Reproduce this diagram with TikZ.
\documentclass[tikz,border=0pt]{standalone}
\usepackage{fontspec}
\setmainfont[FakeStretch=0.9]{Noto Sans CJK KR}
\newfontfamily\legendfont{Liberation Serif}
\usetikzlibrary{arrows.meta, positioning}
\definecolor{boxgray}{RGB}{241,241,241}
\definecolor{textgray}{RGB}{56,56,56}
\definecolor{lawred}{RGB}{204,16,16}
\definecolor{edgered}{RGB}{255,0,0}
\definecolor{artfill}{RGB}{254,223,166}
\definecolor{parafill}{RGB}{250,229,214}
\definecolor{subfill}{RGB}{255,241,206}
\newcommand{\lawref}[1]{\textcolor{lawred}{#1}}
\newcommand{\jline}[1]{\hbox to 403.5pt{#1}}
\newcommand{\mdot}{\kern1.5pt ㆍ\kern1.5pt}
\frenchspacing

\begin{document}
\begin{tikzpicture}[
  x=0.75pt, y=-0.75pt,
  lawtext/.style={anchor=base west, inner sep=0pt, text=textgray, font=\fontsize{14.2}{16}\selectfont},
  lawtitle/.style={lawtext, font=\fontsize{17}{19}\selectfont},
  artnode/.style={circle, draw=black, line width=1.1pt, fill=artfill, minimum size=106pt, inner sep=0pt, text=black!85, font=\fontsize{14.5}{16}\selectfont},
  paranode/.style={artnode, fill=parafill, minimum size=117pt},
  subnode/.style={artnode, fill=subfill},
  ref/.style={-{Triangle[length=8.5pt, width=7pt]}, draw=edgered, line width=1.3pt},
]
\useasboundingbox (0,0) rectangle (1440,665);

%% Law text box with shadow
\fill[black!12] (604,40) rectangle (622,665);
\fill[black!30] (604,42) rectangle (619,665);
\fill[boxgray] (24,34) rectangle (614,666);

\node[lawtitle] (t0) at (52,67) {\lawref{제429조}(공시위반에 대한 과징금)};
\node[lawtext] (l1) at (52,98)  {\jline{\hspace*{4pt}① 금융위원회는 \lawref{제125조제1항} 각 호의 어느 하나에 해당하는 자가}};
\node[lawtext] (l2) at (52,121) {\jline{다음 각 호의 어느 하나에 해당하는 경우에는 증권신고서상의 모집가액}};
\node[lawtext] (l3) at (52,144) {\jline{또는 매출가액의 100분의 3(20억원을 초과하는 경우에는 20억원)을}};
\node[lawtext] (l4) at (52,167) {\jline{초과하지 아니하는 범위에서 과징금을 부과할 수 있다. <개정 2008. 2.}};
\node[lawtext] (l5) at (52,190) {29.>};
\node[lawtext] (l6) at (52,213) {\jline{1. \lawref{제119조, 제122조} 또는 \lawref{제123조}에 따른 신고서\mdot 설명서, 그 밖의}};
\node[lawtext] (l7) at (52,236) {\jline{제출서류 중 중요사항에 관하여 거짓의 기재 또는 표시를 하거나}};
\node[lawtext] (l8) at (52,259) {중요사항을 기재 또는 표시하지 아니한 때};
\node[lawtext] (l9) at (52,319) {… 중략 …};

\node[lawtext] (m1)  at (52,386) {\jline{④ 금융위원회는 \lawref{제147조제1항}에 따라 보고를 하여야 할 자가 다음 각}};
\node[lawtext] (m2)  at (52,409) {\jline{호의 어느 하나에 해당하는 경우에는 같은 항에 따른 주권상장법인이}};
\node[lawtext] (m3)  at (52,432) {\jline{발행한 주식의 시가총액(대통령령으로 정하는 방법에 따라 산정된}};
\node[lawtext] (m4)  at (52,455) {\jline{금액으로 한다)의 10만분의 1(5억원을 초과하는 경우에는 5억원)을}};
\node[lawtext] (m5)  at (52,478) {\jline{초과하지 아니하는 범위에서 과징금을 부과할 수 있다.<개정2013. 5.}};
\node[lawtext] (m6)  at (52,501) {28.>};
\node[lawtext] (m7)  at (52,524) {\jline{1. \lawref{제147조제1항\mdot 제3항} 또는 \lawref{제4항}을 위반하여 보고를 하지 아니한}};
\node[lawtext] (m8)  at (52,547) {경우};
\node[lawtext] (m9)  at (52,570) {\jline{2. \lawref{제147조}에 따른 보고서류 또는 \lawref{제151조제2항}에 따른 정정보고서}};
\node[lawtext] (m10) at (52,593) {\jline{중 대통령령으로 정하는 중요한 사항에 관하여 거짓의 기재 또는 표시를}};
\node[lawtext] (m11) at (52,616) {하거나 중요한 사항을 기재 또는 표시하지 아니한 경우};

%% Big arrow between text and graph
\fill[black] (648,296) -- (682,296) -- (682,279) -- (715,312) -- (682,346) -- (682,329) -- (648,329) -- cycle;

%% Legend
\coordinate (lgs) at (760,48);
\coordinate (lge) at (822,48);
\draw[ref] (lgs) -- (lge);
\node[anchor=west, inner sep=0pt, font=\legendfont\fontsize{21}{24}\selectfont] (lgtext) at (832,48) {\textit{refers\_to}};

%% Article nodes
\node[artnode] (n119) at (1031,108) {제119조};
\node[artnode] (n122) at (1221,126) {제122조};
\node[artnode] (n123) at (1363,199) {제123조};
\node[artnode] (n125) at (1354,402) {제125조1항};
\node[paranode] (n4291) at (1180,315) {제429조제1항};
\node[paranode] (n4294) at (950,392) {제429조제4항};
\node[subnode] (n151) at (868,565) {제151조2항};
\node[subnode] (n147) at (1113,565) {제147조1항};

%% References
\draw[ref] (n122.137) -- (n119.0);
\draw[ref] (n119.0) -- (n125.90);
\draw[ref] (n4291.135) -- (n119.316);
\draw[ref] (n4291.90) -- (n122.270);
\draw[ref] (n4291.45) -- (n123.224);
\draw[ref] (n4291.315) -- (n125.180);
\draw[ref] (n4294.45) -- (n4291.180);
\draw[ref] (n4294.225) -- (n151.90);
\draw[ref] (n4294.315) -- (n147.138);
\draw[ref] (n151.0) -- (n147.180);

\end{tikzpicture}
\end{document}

...

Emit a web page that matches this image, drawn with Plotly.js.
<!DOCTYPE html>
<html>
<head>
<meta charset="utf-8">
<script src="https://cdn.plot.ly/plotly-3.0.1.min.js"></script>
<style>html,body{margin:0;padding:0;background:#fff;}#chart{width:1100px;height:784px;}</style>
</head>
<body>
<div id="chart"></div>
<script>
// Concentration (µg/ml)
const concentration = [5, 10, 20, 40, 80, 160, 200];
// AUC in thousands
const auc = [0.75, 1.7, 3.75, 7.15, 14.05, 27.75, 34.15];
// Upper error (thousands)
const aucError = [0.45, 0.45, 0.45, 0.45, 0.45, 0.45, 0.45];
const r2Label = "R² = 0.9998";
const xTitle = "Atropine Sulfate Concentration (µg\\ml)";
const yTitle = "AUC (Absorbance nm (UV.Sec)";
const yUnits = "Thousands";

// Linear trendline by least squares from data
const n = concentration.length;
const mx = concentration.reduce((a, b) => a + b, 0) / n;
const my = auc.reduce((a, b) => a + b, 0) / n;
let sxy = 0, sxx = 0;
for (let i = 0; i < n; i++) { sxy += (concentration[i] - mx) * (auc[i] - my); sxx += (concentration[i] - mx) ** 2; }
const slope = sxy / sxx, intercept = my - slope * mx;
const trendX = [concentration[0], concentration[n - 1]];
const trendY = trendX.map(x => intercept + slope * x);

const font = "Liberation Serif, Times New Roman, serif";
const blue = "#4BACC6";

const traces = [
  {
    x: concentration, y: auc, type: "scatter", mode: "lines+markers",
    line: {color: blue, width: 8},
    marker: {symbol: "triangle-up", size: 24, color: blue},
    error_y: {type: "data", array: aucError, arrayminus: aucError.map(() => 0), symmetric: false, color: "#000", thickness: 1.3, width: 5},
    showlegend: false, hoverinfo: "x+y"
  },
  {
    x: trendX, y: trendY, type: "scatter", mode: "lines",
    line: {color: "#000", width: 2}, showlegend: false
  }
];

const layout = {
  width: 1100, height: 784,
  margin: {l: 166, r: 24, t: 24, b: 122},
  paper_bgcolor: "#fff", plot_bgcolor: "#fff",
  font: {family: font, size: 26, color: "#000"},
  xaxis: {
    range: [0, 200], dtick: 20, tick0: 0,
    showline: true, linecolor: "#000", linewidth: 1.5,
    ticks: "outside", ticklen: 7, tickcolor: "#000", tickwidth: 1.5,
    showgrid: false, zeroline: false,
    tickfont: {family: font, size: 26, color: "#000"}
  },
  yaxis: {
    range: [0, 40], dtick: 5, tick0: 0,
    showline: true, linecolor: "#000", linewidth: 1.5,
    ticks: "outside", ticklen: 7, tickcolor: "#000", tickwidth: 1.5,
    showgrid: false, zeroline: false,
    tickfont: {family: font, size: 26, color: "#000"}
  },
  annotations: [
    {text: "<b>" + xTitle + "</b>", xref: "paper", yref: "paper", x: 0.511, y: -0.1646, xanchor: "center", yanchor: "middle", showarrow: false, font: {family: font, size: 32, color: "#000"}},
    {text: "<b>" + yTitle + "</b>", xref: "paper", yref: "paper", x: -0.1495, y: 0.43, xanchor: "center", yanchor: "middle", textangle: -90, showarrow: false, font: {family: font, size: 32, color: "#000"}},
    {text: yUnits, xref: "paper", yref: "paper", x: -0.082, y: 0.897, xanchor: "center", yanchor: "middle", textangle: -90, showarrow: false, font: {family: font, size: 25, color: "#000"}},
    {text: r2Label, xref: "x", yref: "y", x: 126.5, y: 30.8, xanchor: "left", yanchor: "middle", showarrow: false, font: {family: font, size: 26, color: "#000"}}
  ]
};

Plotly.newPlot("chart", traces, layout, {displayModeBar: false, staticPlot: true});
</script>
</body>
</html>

(What you have to do): Write out only the lines that run from the line containing "Reproduce this diagram with TikZ." through the line containing "(24,34) rectangle (614,666);", both included, exactly as they appear above.

(Written reply):
Reproduce this diagram with TikZ.
\documentclass[tikz,border=0pt]{standalone}
\usepackage{fontspec}
\setmainfont[FakeStretch=0.9]{Noto Sans CJK KR}
\newfontfamily\legendfont{Liberation Serif}
\usetikzlibrary{arrows.meta, positioning}
\definecolor{boxgray}{RGB}{241,241,241}
\definecolor{textgray}{RGB}{56,56,56}
\definecolor{lawred}{RGB}{204,16,16}
\definecolor{edgered}{RGB}{255,0,0}
\definecolor{artfill}{RGB}{254,223,166}
\definecolor{parafill}{RGB}{250,229,214}
\definecolor{subfill}{RGB}{255,241,206}
\newcommand{\lawref}[1]{\textcolor{lawred}{#1}}
\newcommand{\jline}[1]{\hbox to 403.5pt{#1}}
\newcommand{\mdot}{\kern1.5pt ㆍ\kern1.5pt}
\frenchspacing

\begin{document}
\begin{tikzpicture}[
  x=0.75pt, y=-0.75pt,
  lawtext/.style={anchor=base west, inner sep=0pt, text=textgray, font=\fontsize{14.2}{16}\selectfont},
  lawtitle/.style={lawtext, font=\fontsize{17}{19}\selectfont},
  artnode/.style={circle, draw=black, line width=1.1pt, fill=artfill, minimum size=106pt, inner sep=0pt, text=black!85, font=\fontsize{14.5}{16}\selectfont},
  paranode/.style={artnode, fill=parafill, minimum size=117pt},
  subnode/.style={artnode, fill=subfill},
  ref/.style={-{Triangle[length=8.5pt, width=7pt]}, draw=edgered, line width=1.3pt},
]
\useasboundingbox (0,0) rectangle (1440,665);

%% Law text box with shadow
\fill[black!12] (604,40) rectangle (622,665);
\fill[black!30] (604,42) rectangle (619,665);
\fill[boxgray] (24,34) rectangle (614,666);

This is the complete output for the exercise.